Per quanto concerne la separazione, pertanto, il coniuge più debole andrà altrimenti tutelato in sede di regolamento economico degli interessi di ciascun membro della coppia, tenendo peraltro conto dell'incidenza sul reddito che la disponibilità della casa di abitazione, in forza degli anzidetti diritti, può assumere.

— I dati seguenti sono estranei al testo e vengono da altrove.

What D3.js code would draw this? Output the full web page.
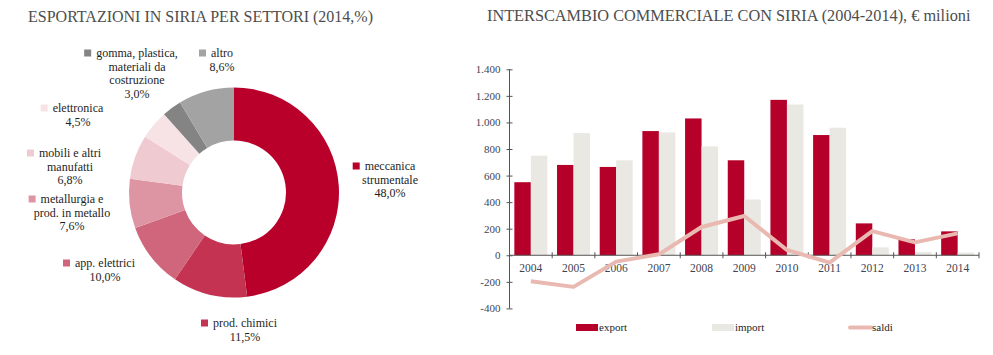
<!DOCTYPE html>
<html><head><meta charset="utf-8">
<script src="https://cdn.jsdelivr.net/npm/d3@7"></script>
<style>
body{margin:0;background:#fff;}
svg text{font-family:"Liberation Serif","Times New Roman",serif;}
</style></head>
<body><svg id="c" width="993" height="355"></svg>
<script>
// ---- Donut data ----
const sectors = ["meccanica strumentale","prod. chimici","app. elettrici","metallurgia e prod. in metallo","mobili e altri manufatti","elettronica","gomma, plastica, materiali da costruzione","altro"];
const sectorShares = [48.0, 11.5, 10.0, 7.6, 6.8, 4.5, 3.0, 8.6];
const sectorLabelLines = [["meccanica","strumentale","48,0%"],["prod. chimici","11,5%"],["app. elettrici","10,0%"],["metallurgia e","prod. in metallo","7,6%"],["mobili e altri","manufatti","6,8%"],["elettronica","4,5%"],["gomma, plastica,","materiali da","costruzione","3,0%"],["altro","8,6%"]];

// ---- Bar/line data ----
const years = ["2004","2005","2006","2007","2008","2009","2010","2011","2012","2013","2014"];
const exportVals = [550, 680, 665, 935, 1030, 715, 1170, 905, 240, 120, 180];
const importVals = [750, 920, 715, 925, 820, 420, 1135, 960, 60, 25, 20];
const saldiVals = [-195, -238, -48, 7, 213, 296, 40, -55, 182, 97, 165];
const yTicks = [-400,-200,0,200,400,600,800,1000,1200,1400];
const seriesNames = ["export","import","saldi"];

// ---- styles / layout ----
const FONT = "'Liberation Serif', 'Times New Roman', serif";
const sectorColors = ["#b9002b","#c43352","#d0667b","#de95a3","#efcad1","#f7e2e6","#848484","#a3a3a3"];
const labelPos = [[390,166],[245,323],[105,263],[72,199],[70,153],[78,108],[137,53],[222,53]];
const cExport="#b5002a", cImport="#e9e8e3", cSaldi="#e9b9b1";
const svg = d3.select("#c");

// Titles
svg.append("text").attr("x",28).attr("y",22).style("font-family",FONT).attr("font-size",16).attr("fill","#4d4d4d").text("ESPORTAZIONI IN SIRIA PER SETTORI (2014,%)");
svg.append("text").attr("x",487).attr("y",21).style("font-family",FONT).attr("font-size",16.3).attr("fill","#4d4d4d").text("INTERSCAMBIO COMMERCIALE CON SIRIA (2004-2014), € milioni");

// Donut
const pie = d3.pie().sort(null).value(d=>d)(sectorShares);
const arc = d3.arc().innerRadius(52).outerRadius(105);
const g = svg.append("g").attr("transform","translate(234,192.5)");
g.selectAll("path").data(pie).join("path").attr("d",arc).attr("fill",(d,i)=>sectorColors[i]);

// Donut labels
sectorLabelLines.forEach((lines,i)=>{
  const [cx,cy]=labelPos[i];
  const lg = svg.append("g");
  lines.forEach((ln,j)=>{
    const t = lg.append("text").attr("x",cx).attr("y",cy+4+j*13.5).attr("text-anchor","middle")
      .style("font-family",FONT).attr("font-size",12).attr("fill","#1e1e1e").text(ln);
    if(j===0){
      const w = t.node().getComputedTextLength();
      lg.append("rect").attr("x",cx-w/2-12).attr("y",cy-3.5).attr("width",7).attr("height",7).attr("fill",sectorColors[i]);
    }
  });
});

// Bar chart
const x = d3.scaleBand().domain(years).range([509.5,979]).paddingInner(0).paddingOuter(0);
const y = d3.scaleLinear().domain([-400,1400]).range([308.4,69.3]);
const bw = 16.5, off = (x.bandwidth()-2*bw)/2;
const bars = svg.append("g");
bars.selectAll(".ex").data(exportVals).join("rect").attr("x",(d,i)=>x(years[i])+off).attr("width",bw)
  .attr("y",d=>y(Math.max(0,d))).attr("height",d=>Math.abs(y(d)-y(0))).attr("fill",cExport);
bars.selectAll(".im").data(importVals).join("rect").attr("x",(d,i)=>x(years[i])+off+bw).attr("width",bw)
  .attr("y",d=>y(Math.max(0,d))).attr("height",d=>Math.abs(y(d)-y(0))).attr("fill",cImport);

// Y axis
const fmt = v => d3.formatLocale({decimal:",",thousands:".",grouping:[3],currency:["","€"],minus:"-"}).format(",d")(v);
const yAx = svg.append("g").attr("transform","translate(509.5,0)")
  .call(d3.axisLeft(y).tickValues(yTicks).tickFormat(fmt).tickSize(3).tickPadding(6));
yAx.selectAll("line").attr("x1",3).attr("x2",-3);
yAx.select(".domain").attr("stroke","#555").attr("d",`M0,${y(-400)}V${y(1400)}`);
yAx.selectAll("line").attr("stroke","#555");
yAx.selectAll("text").attr("font-size",11).attr("fill","#3f4452").style("font-family",FONT);

// X axis (at zero)
const xg = svg.append("g");
xg.append("line").attr("x1",x.range()[0]).attr("x2",x.range()[1]).attr("y1",y(0)).attr("y2",y(0)).attr("stroke","#555");
const bounds = years.map(d=>x(d)).concat([x.range()[1]]);
xg.selectAll(".tk").data(bounds.slice(1)).join("line").attr("x1",d=>d).attr("x2",d=>d)
  .attr("y1",y(0)-3).attr("y2",y(0)+3).attr("stroke","#555");
xg.selectAll(".yl").data(years).join("text").attr("x",d=>x(d)+x.bandwidth()/2).attr("y",y(0)+17)
  .attr("text-anchor","middle").style("font-family",FONT).attr("font-size",11.5).attr("fill","#3f4452").text(d=>d);

// Saldi line
const line = d3.line().x((d,i)=>x(years[i])+x.bandwidth()/2).y(d=>y(d));
svg.append("path").datum(saldiVals).attr("d",line).attr("fill","none").attr("stroke",cSaldi)
  .attr("stroke-width",4).attr("stroke-linejoin","round");

// Legend
const leg = svg.append("g");
leg.append("rect").attr("x",576).attr("y",324).attr("width",22).attr("height",7).attr("fill",cExport);
leg.append("text").attr("x",599).attr("y",331).style("font-family",FONT).attr("font-size",11).attr("fill","#1e1e1e").text(seriesNames[0]);
leg.append("rect").attr("x",712).attr("y",324).attr("width",22).attr("height",7).attr("fill",cImport);
leg.append("text").attr("x",735).attr("y",331).style("font-family",FONT).attr("font-size",11).attr("fill","#1e1e1e").text(seriesNames[1]);
leg.append("line").attr("x1",850).attr("x2",871).attr("y1",327.5).attr("y2",327.5).attr("stroke",cSaldi).attr("stroke-width",4).attr("stroke-linecap","round");
leg.append("text").attr("x",872).attr("y",331).style("font-family",FONT).attr("font-size",11).attr("fill","#1e1e1e").text(seriesNames[2]);
</script></body></html>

Deve pertanto affermarsi il seguente principio di diritto: "Il previgente art. 155 c.c., nel testo in vigente sino all'entrata in vigore della legge 8 febbraio 2006, n. 54, e il vigente art. 155 quater cod. civ., in tema di separazione, come l'art. 6 della legge legge 898/70, subordinano l'adottabilità del provvedimento di assegnazione della casa coniugale alla presenza di figli, minorenni o maggiorenni non autosufficienti conviventi con i coniugi. In difetto di tale elemento, sia che la casa familiare sia in comproprietà fra i coniugi, sia che appartenga in via esclusiva ad un solo coniuge, il giudice non potrà adottare con la sentenza di separazione un provvedimento di assegnazione della casa coniugale, non autorizzandolo neppure l'art. 156 c.c., che non prevede tale assegnazione in sostituzione o quale componente dell'assegno di mantenimento".

Il primo motivo di ricorso va dunque rigettato. Il secondo è inammissibile vuoi perché il ricorrente in appello ha censurato la sentenza di primo grado per non aver riconosciuto il suo diritto sulla casa coniugale, ma non ha contestato la sussistenza delle condizioni perché il giudice della separazione pronunciasse in favore dell'altro coniuge, vuoi perché il provvedimento pronunciato dal Tribunale è meramente ricognitivo del diritto di usufrutto della Sa. e quindi la relativa statuizione è priva di contenuto decisorio.

Sussistono giusti motivi, avuto riguardo alle condizioni delle parti, entrambe anziane e bisognose di assistenza, per dichiarare integralmente compensate tra di esse le spese del grado.

P.Q.M.

La Corte rigetta il ricorso; compensa integralmente le spese del grado.